UK: Should I Stay Or Should I Go Now?

Last Updated: 24 March 2016
Article by Wedlake Bell

If I go there will be trouble
And if I stay it could be double
So you gotta let me know...

(with apologies to Joe Strummer and Mick Jones)

The EU: historical background

In 1951, following the signature of the Treaty of Paris by France, Italy, West Germany (as was), Belguim, The Netherlands and Luxembourg, the European Coal and Steel Community was thereby created. An international organisation based on 'supranationalism' and international law, it was designed to help the economy of Europe and prevent future war by integrating its members. (Source: Wikipedia.) The UK joined what had become known as the EEC in 1973, and our first referendum on continued membership took place as early as 1975. The only two countries to have left the Community are Algeria (in 1962, upon gaining independence from France) and Greenland (in 1985, following its own referendum on the subject).

The supremacy of European law

European law is made up of treaties and other legislation, predominantly regulations and directives, that have supremacy over domestic law. Some European law automatically confers rights upon its citizens, and is thereby known as having "direct effect"; whereas some does not, meaning that Member States are required to give effect to it via domestic legislation. Perhaps two of the best-known pieces of European law in the pensions context are the Treaty of Rome (which ultimately gave us "Barber equalisation") and the Insolvency Directive (which led, amongst other things, to the creation of the PPF).

Uncertainties in the interpretation of European law are dealt with by the European Court of Justice, and its judgments bind our domestic courts.
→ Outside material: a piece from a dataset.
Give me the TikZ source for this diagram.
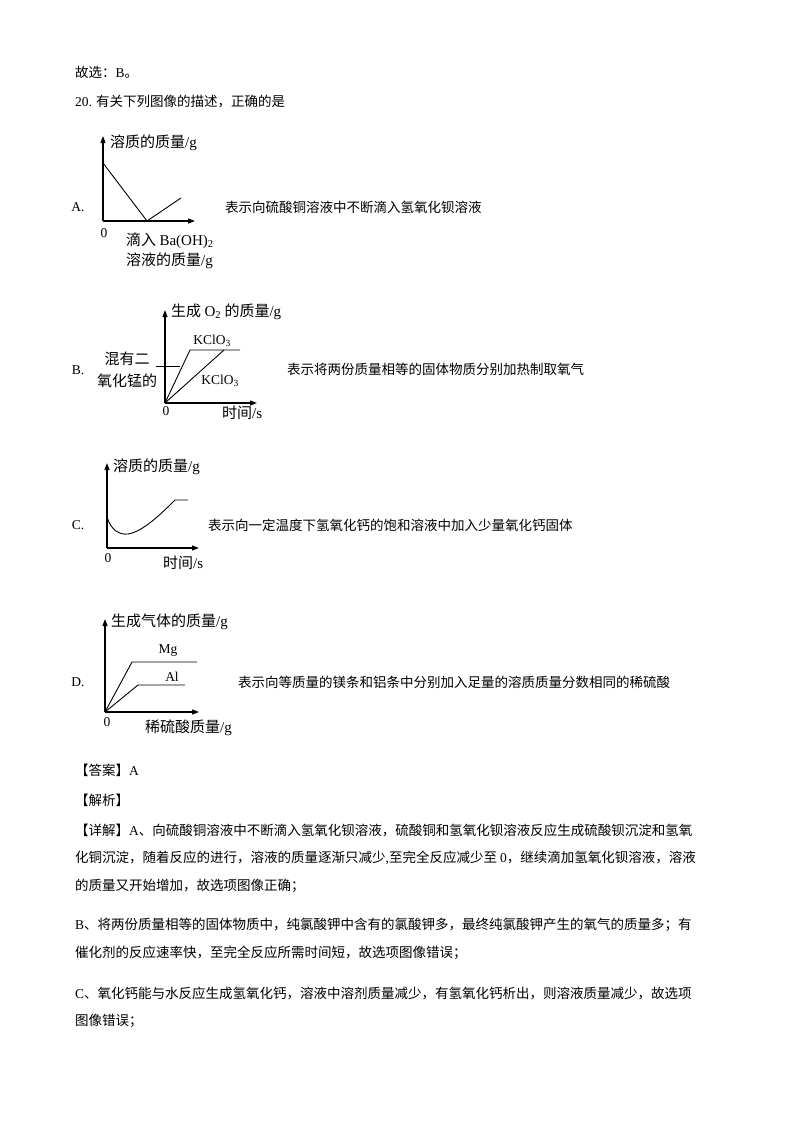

A domestic court that is uncertain of the impact of European law on a matter it is considering will "refer" specific questions to the ECJ; after it has answered them, the domestic court then has to apply them to the matter in hand. Quite often the questions are very situation-specific and subsequently transpire not to pre-emptively answer all issues with which the domestic courts are concerned, with further references to the Court sometimes needed. The fact that it took 4˝ years from the judgment in Barber, to reach a position of certainty in Coloroll as to exactly how benefit equalisation was to be implemented, is a classic example of such inefficiencies in action.

The potential impact of Brexit

A British exit from the EU, as well as (as we understand it) shifting our border with France from Calais to Dover, would remove the need for our domestic legislation to comply with EC law. Clearly that would be unlikely to have very much effect in relation to existing legal requirements that have a European treaty, regulation or directive as their provenance. But it could mean, for example, that overriding requirements of EC law which have not yet been implemented into our domestic legal system, might never yet be. Without wishing in any way to pass comment on whether GMP equalisation is actually required by EC law or not in the first place, a Brexit would – we think – almost undoubtedly lead to significant all-party pressure to scrap an initiative that is already starting to go down as one of the most unpopular legal exercises of modern time.

What do we have to thank the EU for?

So, rather than trying (and almost certainly failing) to foresee the legal impact of a Brexit, we think it is quite instructive simply to look back at the legacy that European law has given us. The impact of our membership of the EU for the past forty-something years will therefore be clear for all to see. Accordingly, set out below are some examples of the most important pieces of UK pensions law that have their roots in our membership of the EU.

Equal treatment

Sex discrimination – benefit equalisation – equal pay for equal work – Article 119 Treaty of Rome, and Barber v. Guardian Royal Exchange.

Sex discrimination – part-timer claims under Equal Pay Act s2(4) and s2(5) – Preston & Fletcher.

Age discrimination – Equal Treatment Framework Directive – Equality Act 2010 and regulations made under it.

Scheme funding

Scheme-specific funding / "statutory funding objective" – IORP Directive – Part 3, Pensions Act 2004.

Protection of employment

TUPE – Acquired Rights Directive – protection of employment rights (other than those relating to pensions) on a business transfer – albeit with an exception, in the form of Beckmann-style redundancy or early retirement entitlements.

Corporate failures

Pension Protection Fund – Insolvency Directive – the inadequacies of the "minimum funding requirement" exposed for all to see. On top of which, of course, the entire 'moral hazard' and anti-avoidance regime, along with the need for a pro-active, risk-focused Pensions Regulator, emerged as a direct consequence.

We are sure you will agree there is quite a legacy here. And this is only the beginnings of a comprehensive list. Whatever happens on 23 June (and/or with GMP equalisation), we already have quite a lot to thank Europe for...

The content of this article is intended to provide a general guide to the subject matter. Specialist advice should be sought about your specific circumstances.